(INSTRUCTIONS TO FOLLOW) Without the pictures, return all of the material exactly as written.

═════ DATASET CONTENT

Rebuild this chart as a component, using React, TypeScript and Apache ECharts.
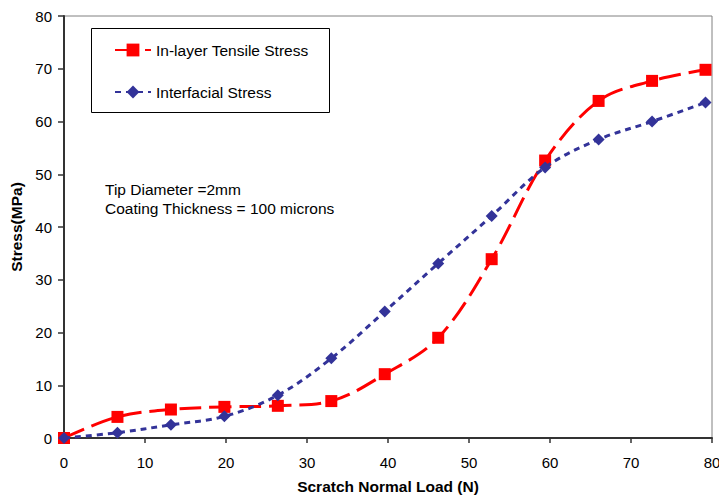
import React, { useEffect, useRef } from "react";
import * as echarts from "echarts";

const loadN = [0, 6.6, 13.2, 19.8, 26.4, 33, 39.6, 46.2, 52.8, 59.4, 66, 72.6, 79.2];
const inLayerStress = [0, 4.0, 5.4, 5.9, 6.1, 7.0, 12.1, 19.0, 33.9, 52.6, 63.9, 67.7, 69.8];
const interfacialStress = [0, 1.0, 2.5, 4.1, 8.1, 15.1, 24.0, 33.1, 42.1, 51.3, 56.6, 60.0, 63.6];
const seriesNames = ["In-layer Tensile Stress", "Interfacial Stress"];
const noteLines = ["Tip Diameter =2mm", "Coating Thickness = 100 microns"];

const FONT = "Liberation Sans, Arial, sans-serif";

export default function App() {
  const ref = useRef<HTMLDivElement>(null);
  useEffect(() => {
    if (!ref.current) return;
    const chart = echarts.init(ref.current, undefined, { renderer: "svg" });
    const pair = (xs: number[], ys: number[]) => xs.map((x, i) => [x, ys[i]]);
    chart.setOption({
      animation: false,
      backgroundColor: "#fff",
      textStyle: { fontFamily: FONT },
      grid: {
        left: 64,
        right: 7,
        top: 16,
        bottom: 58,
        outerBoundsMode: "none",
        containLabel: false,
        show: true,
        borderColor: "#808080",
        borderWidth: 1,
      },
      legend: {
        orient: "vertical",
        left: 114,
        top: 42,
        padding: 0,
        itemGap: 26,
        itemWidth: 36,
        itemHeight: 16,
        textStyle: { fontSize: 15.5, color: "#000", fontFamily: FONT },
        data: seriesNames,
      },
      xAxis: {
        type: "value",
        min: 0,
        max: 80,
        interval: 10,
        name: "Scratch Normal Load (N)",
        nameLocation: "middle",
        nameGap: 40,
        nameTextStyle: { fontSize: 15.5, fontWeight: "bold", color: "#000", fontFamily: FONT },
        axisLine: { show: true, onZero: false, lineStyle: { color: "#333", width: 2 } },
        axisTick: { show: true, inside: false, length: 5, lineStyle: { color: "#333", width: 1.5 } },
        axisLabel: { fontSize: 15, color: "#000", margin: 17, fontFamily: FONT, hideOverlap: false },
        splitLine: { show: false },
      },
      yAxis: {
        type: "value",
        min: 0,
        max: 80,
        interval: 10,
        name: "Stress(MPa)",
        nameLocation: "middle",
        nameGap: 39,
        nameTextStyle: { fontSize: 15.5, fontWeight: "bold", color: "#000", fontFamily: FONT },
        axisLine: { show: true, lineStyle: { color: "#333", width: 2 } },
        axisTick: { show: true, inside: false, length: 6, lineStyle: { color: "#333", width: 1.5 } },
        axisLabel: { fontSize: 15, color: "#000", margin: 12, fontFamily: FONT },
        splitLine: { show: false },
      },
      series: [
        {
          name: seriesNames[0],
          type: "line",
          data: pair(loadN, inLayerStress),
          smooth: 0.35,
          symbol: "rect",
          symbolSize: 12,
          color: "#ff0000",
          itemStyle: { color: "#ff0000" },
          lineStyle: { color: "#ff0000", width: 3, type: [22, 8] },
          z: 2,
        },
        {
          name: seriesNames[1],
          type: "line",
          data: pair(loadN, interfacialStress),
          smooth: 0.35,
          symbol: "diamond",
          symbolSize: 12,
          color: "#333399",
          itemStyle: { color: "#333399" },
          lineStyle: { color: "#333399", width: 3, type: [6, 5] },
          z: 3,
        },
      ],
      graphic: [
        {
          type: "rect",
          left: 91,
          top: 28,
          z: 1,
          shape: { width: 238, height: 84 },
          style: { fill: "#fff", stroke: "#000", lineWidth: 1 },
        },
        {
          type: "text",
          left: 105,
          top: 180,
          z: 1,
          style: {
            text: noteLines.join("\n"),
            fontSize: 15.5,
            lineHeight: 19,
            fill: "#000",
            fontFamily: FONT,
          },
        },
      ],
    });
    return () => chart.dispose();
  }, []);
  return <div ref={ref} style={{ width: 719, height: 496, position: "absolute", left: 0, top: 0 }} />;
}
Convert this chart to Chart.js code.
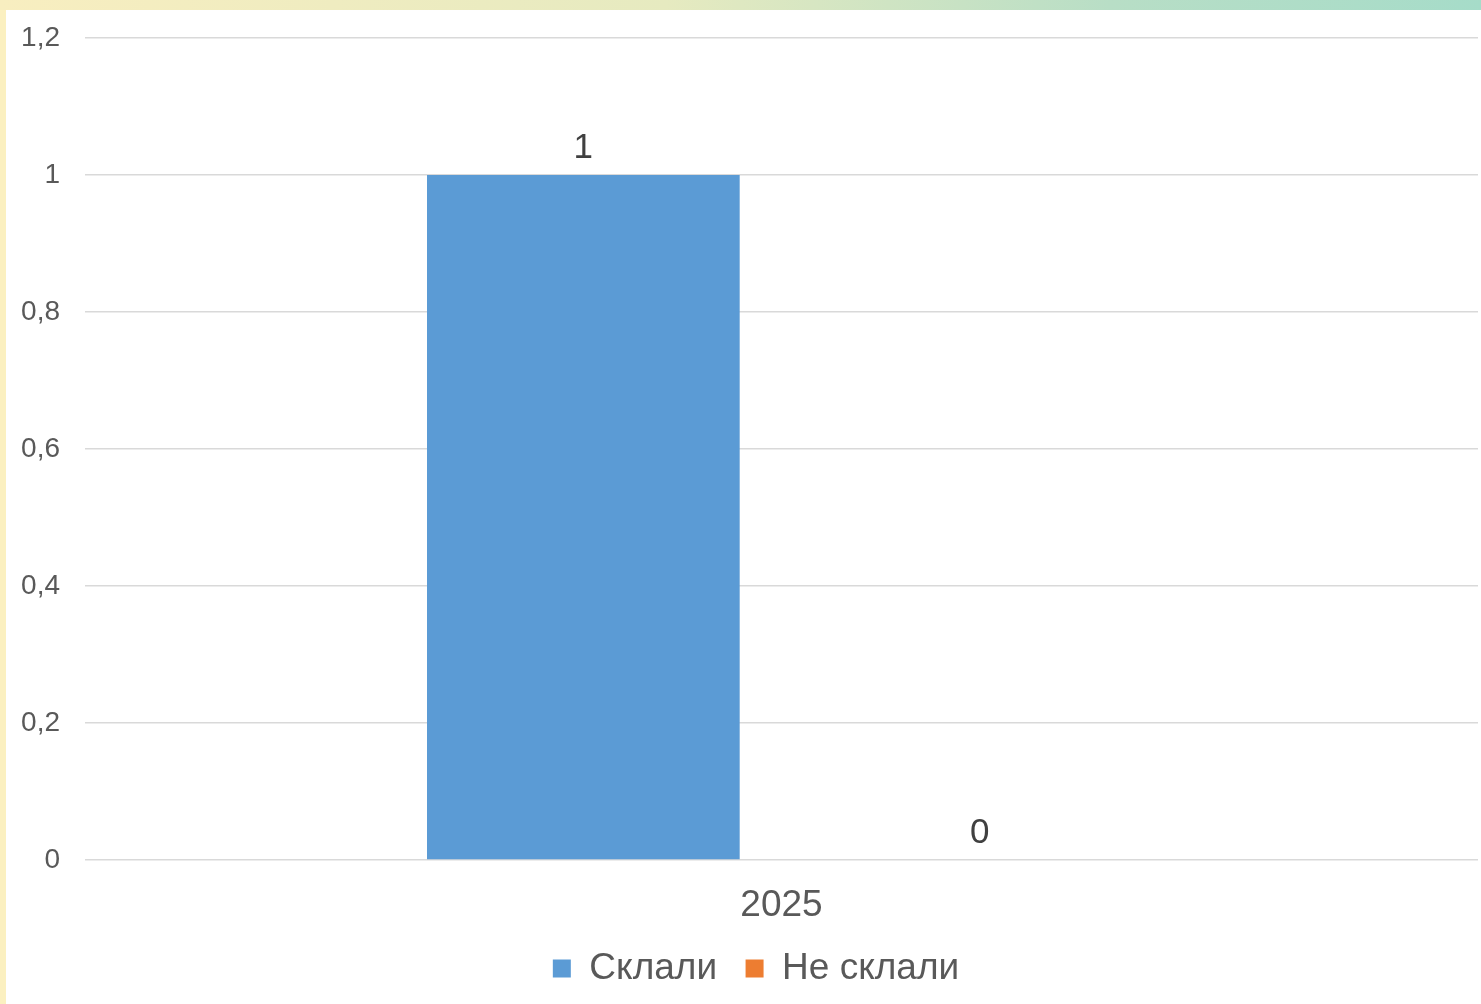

══════════

(PROBLEM SOLUTION)
Rebuild this chart as a component, using React, TypeScript and Apache ECharts.
import React, { useEffect, useRef } from "react";
import * as echarts from "echarts";

const loadN = [0, 6.6, 13.2, 19.8, 26.4, 33, 39.6, 46.2, 52.8, 59.4, 66, 72.6, 79.2];
const inLayerStress = [0, 4.0, 5.4, 5.9, 6.1, 7.0, 12.1, 19.0, 33.9, 52.6, 63.9, 67.7, 69.8];
const interfacialStress = [0, 1.0, 2.5, 4.1, 8.1, 15.1, 24.0, 33.1, 42.1, 51.3, 56.6, 60.0, 63.6];
const seriesNames = ["In-layer Tensile Stress", "Interfacial Stress"];
const noteLines = ["Tip Diameter =2mm", "Coating Thickness = 100 microns"];

const FONT = "Liberation Sans, Arial, sans-serif";

export default function App() {
  const ref = useRef<HTMLDivElement>(null);
  useEffect(() => {
    if (!ref.current) return;
    const chart = echarts.init(ref.current, undefined, { renderer: "svg" });
    const pair = (xs: number[], ys: number[]) => xs.map((x, i) => [x, ys[i]]);
    chart.setOption({
      animation: false,
      backgroundColor: "#fff",
      textStyle: { fontFamily: FONT },
      grid: {
        left: 64,
        right: 7,
        top: 16,
        bottom: 58,
        outerBoundsMode: "none",
        containLabel: false,
        show: true,
        borderColor: "#808080",
        borderWidth: 1,
      },
      legend: {
        orient: "vertical",
        left: 114,
        top: 42,
        padding: 0,
        itemGap: 26,
        itemWidth: 36,
        itemHeight: 16,
        textStyle: { fontSize: 15.5, color: "#000", fontFamily: FONT },
        data: seriesNames,
      },
      xAxis: {
        type: "value",
        min: 0,
        max: 80,
        interval: 10,
        name: "Scratch Normal Load (N)",
        nameLocation: "middle",
        nameGap: 40,
        nameTextStyle: { fontSize: 15.5, fontWeight: "bold", color: "#000", fontFamily: FONT },
        axisLine: { show: true, onZero: false, lineStyle: { color: "#333", width: 2 } },
        axisTick: { show: true, inside: false, length: 5, lineStyle: { color: "#333", width: 1.5 } },
        axisLabel: { fontSize: 15, color: "#000", margin: 17, fontFamily: FONT, hideOverlap: false },
        splitLine: { show: false },
      },
      yAxis: {
        type: "value",
        min: 0,
        max: 80,
        interval: 10,
        name: "Stress(MPa)",
        nameLocation: "middle",
        nameGap: 39,
        nameTextStyle: { fontSize: 15.5, fontWeight: "bold", color: "#000", fontFamily: FONT },
        axisLine: { show: true, lineStyle: { color: "#333", width: 2 } },
        axisTick: { show: true, inside: false, length: 6, lineStyle: { color: "#333", width: 1.5 } },
        axisLabel: { fontSize: 15, color: "#000", margin: 12, fontFamily: FONT },
        splitLine: { show: false },
      },
      series: [
        {
          name: seriesNames[0],
          type: "line",
          data: pair(loadN, inLayerStress),
          smooth: 0.35,
          symbol: "rect",
          symbolSize: 12,
          color: "#ff0000",
          itemStyle: { color: "#ff0000" },
          lineStyle: { color: "#ff0000", width: 3, type: [22, 8] },
          z: 2,
        },
        {
          name: seriesNames[1],
          type: "line",
          data: pair(loadN, interfacialStress),
          smooth: 0.35,
          symbol: "diamond",
          symbolSize: 12,
          color: "#333399",
          itemStyle: { color: "#333399" },
          lineStyle: { color: "#333399", width: 3, type: [6, 5] },
          z: 3,
        },
      ],
      graphic: [
        {
          type: "rect",
          left: 91,
          top: 28,
          z: 1,
          shape: { width: 238, height: 84 },
          style: { fill: "#fff", stroke: "#000", lineWidth: 1 },
        },
        {
          type: "text",
          left: 105,
          top: 180,
          z: 1,
          style: {
            text: noteLines.join("\n"),
            fontSize: 15.5,
            lineHeight: 19,
            fill: "#000",
            fontFamily: FONT,
          },
        },
      ],
    });
    return () => chart.dispose();
  }, []);
  return <div ref={ref} style={{ width: 719, height: 496, position: "absolute", left: 0, top: 0 }} />;
}
Convert this chart to Chart.js code.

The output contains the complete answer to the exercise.